I did not see how long you have been working out but know it typically takes a minimum of a year to see 'good' increase in flexibility. It will ebb and tide for a time as you work through natural muscle soreness and increase stretch in the joints and ligaments/tendons.
When I was a green belt (in TKD) I was very discouraged with my stretch to the point I was ready to quit. I decided if I did not see marked improvements in 6 months I was done. I started stretching every day and worked out 3 days a week. After a couple of months of daily stretching I could feel improvement more than I could see it. 
I hope you hang in there. Keep in touch and let us know how things go.


----------



## Brian King (Oct 22, 2019)

Hmmm, for a different perspective, I want to first congratulate you on not only getting your youngsters involved but joining them on the trail. How many and how old are they? You are going to be sharing some wonderful times with them, times that they will remember. Such lessons you will be able to apply to their lives as you share those lessons in training. Dad points!
The different perspective I would offer is, don't focus about your lack of flexibility rather focus on that your giving your kids a life lessons on how to deal with things you are not so good at, how to fail, how to keep going. They do not expect you to be able to do everything, HERO status will be earned by your being able to laugh at yourself while striving to improve, not so much by achieving your physical goal what ever that might be but by the striving towards it. 
Take your time stretching, show your youngsters that you are keeping the trail and striving to get better, slowly. Praise them for being able to do things that youngsters can do. Get them involved in helping motivate you and your training. Get them to physically help you. Make it a tribe thing. Involve them on and off the mat.

Regards
Brian King


----------



## Gweilo (Oct 23, 2019)

Ditto on what Brian and dvcochran says, with the addition that becareful with the squats/frog splits etc, at 44 and some years of inactivity, you enter the realm of ligament damage especially mensical tears, which can put you out for weeks if not months, so ditto on the warm up, take your time and enjoy.


----------



## spawn2031 (Oct 23, 2019)

Hey guys!  Thanks for the responses!



jobo said:


> well been there and stil am to some degree, if you weren't very flexible at 22, then 20 years of tendons shortening themselves wont have helped much, as such im not sure tkd is the wisest choice.

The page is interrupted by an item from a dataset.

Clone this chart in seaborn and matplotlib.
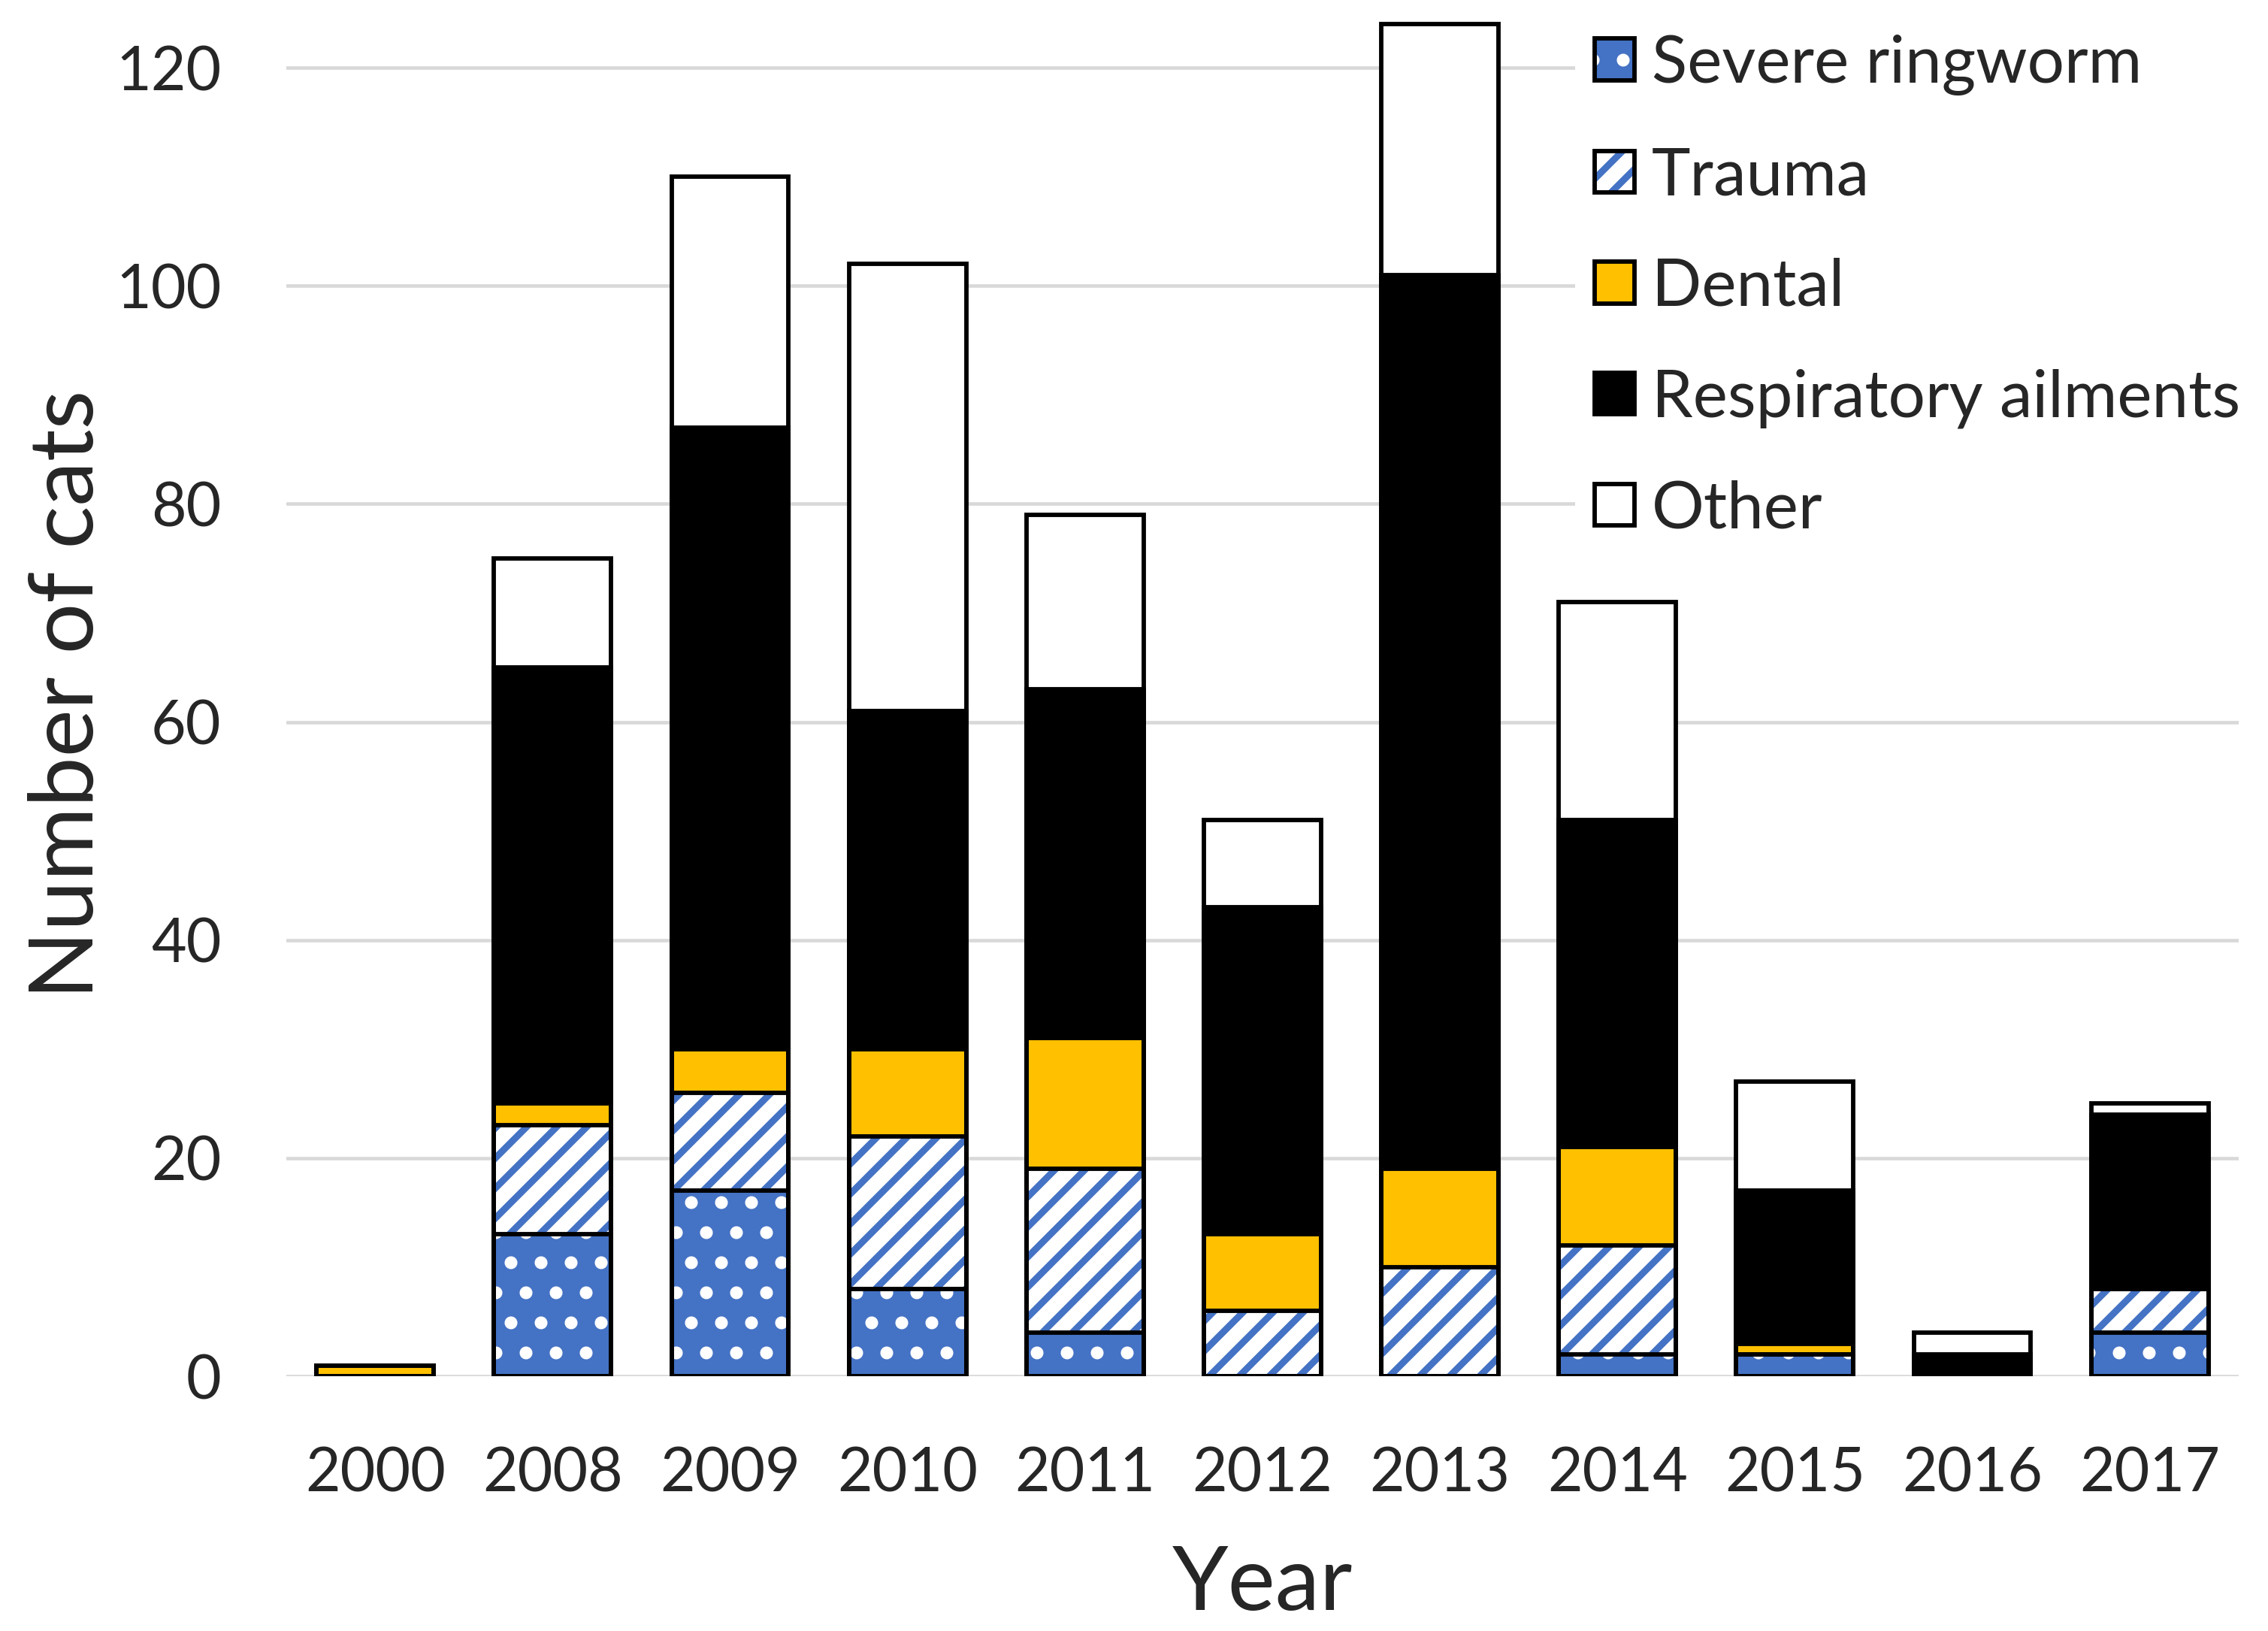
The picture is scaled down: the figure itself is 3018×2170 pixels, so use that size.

Yeah TKD wasn't my first choice but being that I live in a very small town, both dojos are TKD so not a ton of options.  Honestly, the driving factor in picking this school was for my kids anyway.  Me joining was an after thought once I knew they were liking it.  I am glad to hear that you have seen marked improvement in your hips after 3 years.  Hopefully it doesn't take that long for me to see some improvement.  I am not looking to do wildly flashy kicks, I'll be happy if I can just kick at belt level.



dvcochran said:


> Stretching is very much a process that is easier for some than others. The best advice I can give you is to stretch every day, regardless of how much/long. It doesn't have to be a big formal process like you may do at the beginning of class. You can simply pick out the stretches you have the most trouble with and work on them. One thing I cannot stress enough its to get warm and get the blood pumping before doing any hard stretching. Dynamic (usually standing) stretching is the best way to start. Knee raises, lazy front/crescent kicks, soft punches/blocks, etc.... anything to get the blood pumping and working on range of motion.
> I did not see how long you have been working out but know it typically takes a minimum of a year to see 'good' increase in flexibility. It will ebb and tide for a time as you work through natural muscle soreness and increase stretch in the joints and ligaments/tendons.
> When I was a green belt (in TKD) I was very discouraged with my stretch to the point I was ready to quit. I decided if I did not see marked improvements in 6 months I was done. I started stretching every day and worked out 3 days a week. After a couple of months of daily stretching I could feel improvement more than I could see it.
> I hope you hang in there. Keep in touch and let us know how things go.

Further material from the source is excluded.